I then went to the DGA and was there one hour early. There was a small line even that far in advance, and within fifteen minutes the line was huge. There had been some free seminar prior to the screening and those people (about 100) had been ushered into a private room for some wine and cheese. In any case, they didn’t open the doors until seven-fifteen (for a seven-thirty show), and when they did they let all those people in the wine and cheese room into the theater first. That certainly did not sit well with me and it certainly did not sit well with others. I still managed to get the seat I wanted but I was quite annoyed. When queried about why they did that, a gentleman said, “We just decided to.” Mind you, the seminar was free, we all paid exactly the same price to see the movie, so why were those people brought in ahead of people who’d been standing on line for forty-five minutes? It’s not going to be an issue tonight, but it will be an issue tomorrow, and I will be speaking to someone about it, because if that’s going to happen on Thursday, they can return my money for that film because I will not put up with that again. After that, there aren’t any more seminars so it will presumably be a little more organized and fair.
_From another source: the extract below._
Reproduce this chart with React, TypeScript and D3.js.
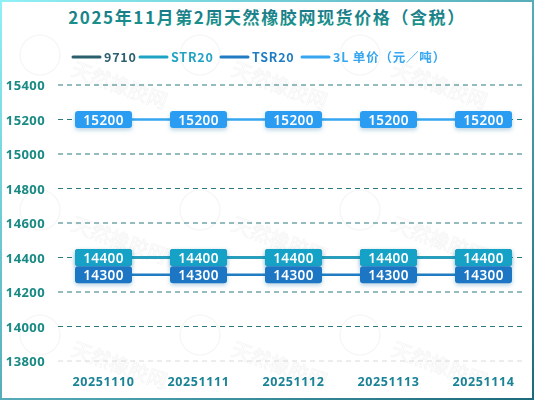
import { useEffect, useRef } from "react";
import * as d3 from "d3";

const dates = ["20251110", "20251111", "20251112", "20251113", "20251114"];
const s9710 = [14400, 14400, 14400, 14400, 14400];
const sStr20 = [14400, 14400, 14400, 14400, 14400];
const sTsr20 = [14300, 14300, 14300, 14300, 14300];
const s3L = [15200, 15200, 15200, 15200, 15200];
const yTicks = [13800, 14000, 14200, 14400, 14600, 14800, 15000, 15200, 15400];

const series = [
  { name: "9710", values: s9710, color: "#2b5f6e", box: "#2b6f80" },
  { name: "STR20", values: sStr20, color: "#1fa3c4", box: "#16a2c6" },
  { name: "TSR20", values: sTsr20, color: "#1f7cc2", box: "#1a76c4" },
  { name: "3L 单价（元／吨）", values: s3L, color: "#35a6ef", box: "#2a9cf2" },
];

export default function App() {
  const svgRef = useRef<SVGSVGElement | null>(null);
  const width = 534;
  const height = 400;

  useEffect(() => {
    document.body.style.margin = "0";
    if (!svgRef.current) return;
    const svg = d3.select(svgRef.current);
    svg.selectAll("*").remove();

    const defs = svg.append("defs");
    const border = defs
      .append("linearGradient")
      .attr("id", "border")
      .attr("x1", "0")
      .attr("y1", "0")
      .attr("x2", "1")
      .attr("y2", "1");
    border.append("stop").attr("offset", "0%").attr("stop-color", "#8ff0f5");
    border.append("stop").attr("offset", "100%").attr("stop-color", "#1d6a7c");

    const titleGrad = defs
      .append("linearGradient")
      .attr("id", "titleGrad")
      .attr("x1", "0")
      .attr("y1", "0")
      .attr("x2", "0")
      .attr("y2", "1");
    titleGrad.append("stop").attr("offset", "0%").attr("stop-color", "#1a6f86");
    titleGrad.append("stop").attr("offset", "100%").attr("stop-color", "#1a9a8e");

    const shadow = defs
      .append("filter")
      .attr("id", "shadow")
      .attr("x", "-30%")
      .attr("y", "-30%")
      .attr("width", "160%")
      .attr("height", "180%");
    shadow
      .append("feDropShadow")
      .attr("dx", 0)
      .attr("dy", 2)
      .attr("stdDeviation", 2)
      .attr("flood-color", "#1a6fa0")
      .attr("flood-opacity", 0.3);

    svg
      .append("rect")
      .attr("width", width)
      .attr("height", height)
      .attr("fill", "#ffffff");
    svg
      .append("rect")
      .attr("x", 1)
      .attr("y", 1)
      .attr("width", width - 2)
      .attr("height", height - 2)
      .attr("fill", "none")
      .attr("stroke", "url(#border)")
      .attr("stroke-width", 2);

    // faint watermark
    const wm = svg.append("g").attr("opacity", 0.06);
    [
      [60, 75],
      [220, 75],
      [380, 75],
      [60, 230],
      [220, 230],
      [380, 230],
      [60, 355],
      [220, 355],
      [380, 355],
    ].forEach(([x, y]) => {
      wm.append("circle")
        .attr("cx", x - 20)
        .attr("cy", y - 20)
        .attr("r", 20)
        .attr("fill", "none")
        .attr("stroke", "#555")
        .attr("stroke-width", 1.2);
      wm.append("text")
        .attr("x", x + 10)
        .attr("y", y)
        .attr("transform", `rotate(20,${x + 10},${y})`)
        .attr("font-family", "Noto Sans CJK SC")
        .attr("font-size", 20)
        .attr("fill", "none")
        .attr("stroke", "#555")
        .attr("stroke-width", 0.8)
        .text("天然橡胶网");
    });

    // title
    svg
      .append("text")
      .attr("x", 267)
      .attr("y", 24)
      .attr("text-anchor", "middle")
      .attr("font-family", "Noto Sans CJK SC")
      .attr("font-weight", 700)
      .attr("font-size", 17)
      .attr("letter-spacing", 1.6)
      .attr("fill", "url(#titleGrad)")
      .text("2025年11月第2周天然橡胶网现货价格（含税）");

    // legend
    const legendX = [73, 140, 221, 302];
    series.forEach((s, i) => {
      const lg = svg.append("g").attr("transform", `translate(${legendX[i]},57)`);
      lg.append("line")
        .attr("x1", 0)
        .attr("x2", 27)
        .attr("stroke", s.color)
        .attr("stroke-width", 3)
        .attr("stroke-linecap", "round");
      lg.append("text")
        .attr("x", 31)
        .attr("y", 4.5)
        .attr("font-family", "Noto Sans CJK SC")
        .attr("font-weight", 700)
        .attr("font-size", 12.5)
        .attr("letter-spacing", 0.8)
        .attr("fill", s.color)
        .text(s.name);
    });

    const x = d3.scaleBand().domain(dates).range([56, 531]);
    const y = d3.scaleLinear().domain([13800, 15400]).range([361, 85]);

    // grid
    const grid = svg.append("g");
    yTicks.forEach((t) => {
      grid
        .append("line")
        .attr("x1", 58)
        .attr("x2", 526)
        .attr("y1", y(t))
        .attr("y2", y(t))
        .attr("stroke", t === 13800 ? "#d8dcdc" : "#2a7a80")
        .attr("stroke-width", 1)
        .attr("stroke-dasharray", "5,4");
    });

    // y axis labels
    svg
      .append("g")
      .selectAll("text")
      .data(yTicks)
      .join("text")
      .attr("x", 45)
      .attr("y", (d) => y(d) + 5)
      .attr("text-anchor", "end")
      .attr("font-family", "Noto Sans")
      .attr("font-weight", 700)
      .attr("font-size", 13)
      .attr("letter-spacing", 0.4)
      .attr("fill", "#1a8a84")
      .text((d) => d);

    // x axis labels
    svg
      .append("g")
      .selectAll("text")
      .data(dates)
      .join("text")
      .attr("x", (d) => x(d)! + x.bandwidth() / 2)
      .attr("y", 386)
      .attr("text-anchor", "middle")
      .attr("font-family", "Noto Sans")
      .attr("font-weight", 700)
      .attr("font-size", 12.5)
      .attr("letter-spacing", 0.6)
      .attr("fill", "#1a8396")
      .text((d) => d);

    const cx = (d: string) => x(d)! + x.bandwidth() / 2;
    const line = d3
      .line<number>()
      .x((_, i) => cx(dates[i]))
      .y((v) => y(v));

    // lines
    series.forEach((s) => {
      svg
        .append("path")
        .attr("d", line(s.values)!)
        .attr("fill", "none")
        .attr("stroke", s.color)
        .attr("stroke-width", 2.6);
    });

    // labels (STR20 drawn over 9710)
    const boxW = 57;
    const boxH = 17;
    series.forEach((s) => {
      const g = svg.append("g");
      s.values.forEach((v, i) => {
        const px = cx(dates[i]);
        const py = y(v);
        g.append("rect")
          .attr("x", px - boxW / 2)
          .attr("y", py - boxH / 2)
          .attr("width", boxW)
          .attr("height", boxH)
          .attr("rx", 3)
          .attr("fill", s.box)
          .attr("filter", "url(#shadow)");
        g.append("text")
          .attr("x", px)
          .attr("y", py + 5)
          .attr("text-anchor", "middle")
          .attr("font-family", "Noto Sans")
          .attr("font-weight", 600)
          .attr("font-size", 13.5)
          .attr("letter-spacing", 0.4)
          .attr("fill", "#ffffff")
          .text(v);
      });
    });
  }, []);

  return <svg ref={svgRef} width={width} height={height} style={{ display: "block" }} />;
}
The film was entitled Tell No One, made by a youngish French film actor turned director. Interestingly, the film is based on an American novel by Harlan Coben and it’s surprising that an American film company didn’t do a film based on it, as it’s sort of a natural. Tell No One isn’t a great film, but it has its moments and it has really good performances. Certainly its director, Guilluame Canet, is competent. Where he fails is in his choices of how the film is scored musically. It’s dreadful, and it basically almost kills the film – it’s just a few rock songs, and then some droning electric guitar chords. Francois Cluzet, a marvelously marvelous actor, is terrific as a man who’s wife is killed by a serial killer. Jean Rochefort appears in a small role, as do Kristin Scott Thomas and Nathalie Baye. Mr. Canet also doesn’t have any sense of pace – the film runs a way-too-long two hours and twenty minutes, and its denouement is endless and convoluted and actually got some unintended laughs.

Well, why don’t we all click on the Unseemly Button below because I’ve got some cheddar Chex mix to finish and then I must hit the road to dreamland.

The Direct TV people came and cut down the shrub that always grows in front of the dish. That’s a very Ionesco-like sentence, isn’t it?

Today, I must type up a proposal that will probably take me most of the morning, then I must send said proposal, then I shall start in doing my second round of proofing, then I shall sup, then I shall attend another French motion picture entertainment.

I continue to watch the best of Larry Sanders DVD, and there really are some hilarious episodes. Some don’t land too well, but the ones that do are truly laugh out loud funny. The character of Larry is so weirdly off-putting yet lovable, and Shandling is really good. There are a lot of extras, and I’ve watched a couple of the interviews done by Shandling for the set – he looks very strange now, and unless he’s putting on for the camera, he acts even stranger than he looks.

Well, dear readers, I must take the day, I must do the things I do, I must, for example, jog, write a proposal, drive about in my motor car, sup, and see a French motion picture entertainment. Today’s topic of discussion: It’s Ask BK Day, the day in which you get to ask me or any dear reader any old question you like and we get to give any old answer we like. So, let’s have loads of lovely questions and loads of lovely answers and loads of lovely postings, shall we. And I shall now finish my third helping of cheddar Chex mix and the unseemly residue be damned.